Это было фантастически вкусно, и ничего подобного она нигде и никогда не пробовала, даже став взрослой и живя в Москве.
В Одессе был культ еды. Как готовила бабушка Евгения Вениаминовна! И мама! Правда, бабушка Антонина Сократовна готовить не умела, она была партийным работником. Но лучше всех готовила соседка тетя Циля, зубной врач. И ее муж дядя Изя тоже здорово готовил. Ах, как Элла любила у них бывать, она там чувствовала себя куда лучше, чем дома, почти так же хорошо, как в саду у бабушки Жени. А дома ее все время заставляли играть на скрипке, которую она от всей души ненавидела. Бабушка Антонина Сократовна говорила, недобро прищурившись:
– Легкой жизни хочешь? Сперва надо попотеть еще!

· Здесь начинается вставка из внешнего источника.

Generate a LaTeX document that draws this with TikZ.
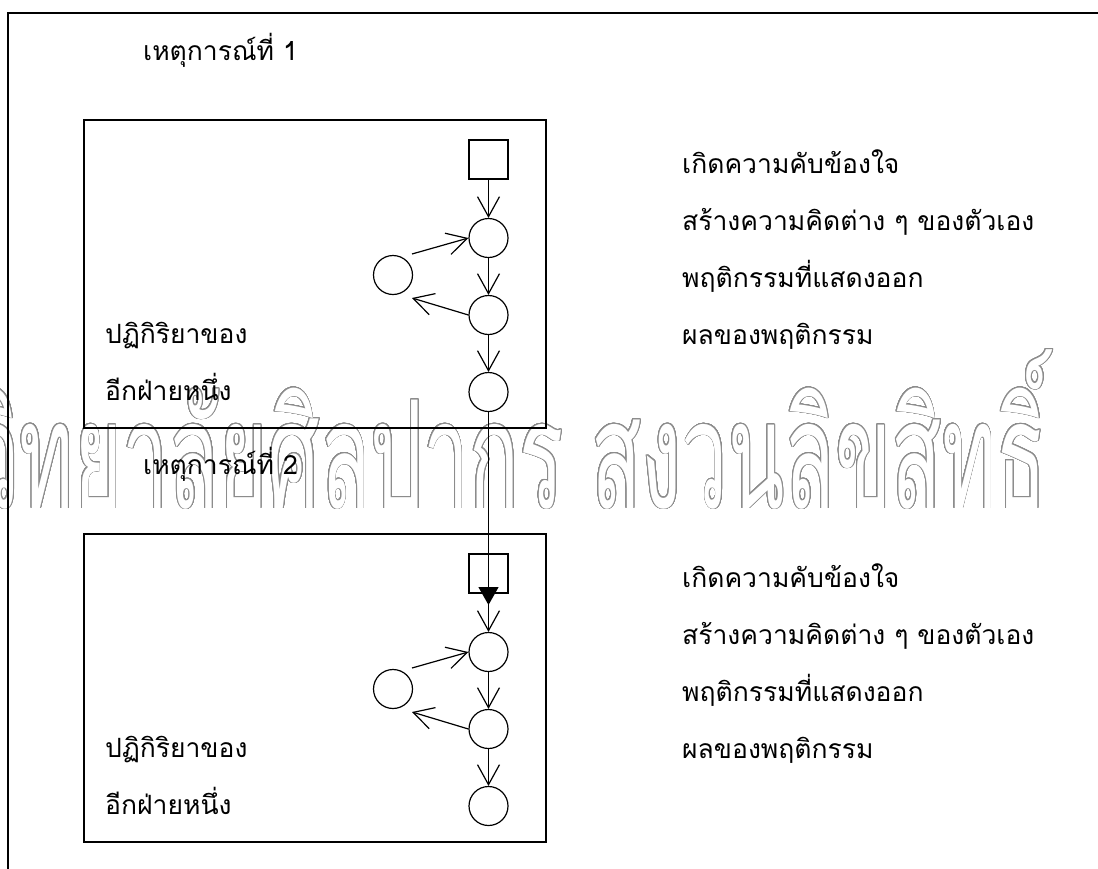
\documentclass[tikz,border=0pt]{standalone}
\usepackage{fontspec}
\newfontfamily\thaifont[Script=Thai]{Loma}
\usepackage{contour}
\contourlength{0.8pt}
\contournumber{32}
\usetikzlibrary{arrows.meta,calc}
\begin{document}
\begin{tikzpicture}[x=1pt,y=-1pt,
  frame/.style={draw, line width=1.5pt},
  box/.style={draw, line width=1.4pt},
  circ/.style={circle, draw, line width=1.2pt, minimum size=39pt, inner sep=0pt},
  sq/.style={rectangle, draw, line width=1.3pt, minimum size=39pt, inner sep=0pt},
  lbl/.style={anchor=base west, inner sep=0pt, font=\thaifont\fontsize{26.5}{32}\selectfont},
  wmark/.style={anchor=base west, inner sep=0pt, font=\thaifont\fontsize{150}{160}\selectfont},
  conn/.style={line width=1.2pt, -{Straight Barb[length=20pt,width=22pt,line width=1.2pt]}},
  tri/.style={line width=1.2pt, -{Triangle[length=18pt,width=20pt]}},
]
\useasboundingbox (0,0) rectangle (1098,868);
\clip (0,0) rectangle (1098,868);
\fill[white] (0,0) rectangle (1098,868);
% watermark
\node[wmark] (wm) at (-182,508) {\contour{black!45}{\scalebox{0.55}[1]{\textcolor{white}{มหาวิทยาลัยศิลปากร สงวนลิขสิทธิ์}}}};
% outer frame
\draw[frame] (8,1000) -- (8,13) -- (1200,13);
% titles
\node[lbl] (t1) at (143,60) {เหตุการณ์ที่ 1};
\node[lbl] (t2) at (143,474) {เหตุการณ์ที่ 2};
\foreach \i/\dy in {1/0,2/414}{
  \draw[box] (84,120+\dy) rectangle (546,428+\dy);
  \node[sq] (S\i) at (488.5,159.5+\dy) {};
  \node[circ] (A\i) at (488.5,238+\dy) {};
  \node[circ] (B\i) at (488.5,315+\dy) {};
  \node[circ] (C\i) at (488.5,392+\dy) {};
  \node[circ] (D\i) at (393,275+\dy) {};
  \coordinate (Da\i) at ($(D\i)+(19,-21)$);
  \coordinate (Db\i) at ($(D\i)+(19,23)$);
  \draw[conn] (S\i.south) -- (A\i.north);
  \draw[conn] (A\i.south) -- (B\i.north);
  \draw[conn] (B\i.south) -- (C\i.north);
  \draw[conn] (Da\i) -- (A\i.west);
  \draw[conn] (B\i.west) -- (Db\i);
  \node[lbl] (l1\i) at (105,343+\dy) {ปฏิกิริยาของ};
  \node[lbl] (l2\i) at (105,400+\dy) {อีกฝ่ายหนึ่ง};
  \node[lbl] (r1\i) at (682,173+\dy) {เกิดความคับข้องใจ};
  \node[lbl] (r2\i) at (682,230+\dy) {สร้างความคิดต่าง ๆ ของตัวเอง};
  \node[lbl] (r3\i) at (682,287+\dy) {พฤติกรรมที่แสดงออก};
  \node[lbl] (r4\i) at (682,344+\dy) {ผลของพฤติกรรม};
}
\coordinate (T) at (488.5,605);
\draw[tri] (C1.south) -- (T);
\end{tikzpicture}
\end{document}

Но Элла не хотела потеть, в Одессе летом и без скрипки можно так вспотеть! Элла надеялась, что в музыкальной школе, знаменитой школе имени Столярского, откуда вышла прорва знаменитых музыкантов, ее забракуют, но почему-то ее приняли. Дома по этому случаю устроили торжество, пригласили всех родственников, соседка тетя Циля испекла огромный торт со сметанным кремом, а дядя Изя преподнес Элле ее первый в жизни букет красных роз. Антонина Сократовна была недовольна.
– Изя, что ты делаешь? Девчонке не о розах надо думать, ей трудиться надо, вкалывать до седьмого пота, а розы – потом!
– Ничего подобного, женщине розы нужны всегда! – серьезно возразил дядя Изя.
– Она не женщина, а сопливая девчонка!
– Женщина всегда женщина, даже в пеленках, если, конечно, она настоящая женщина.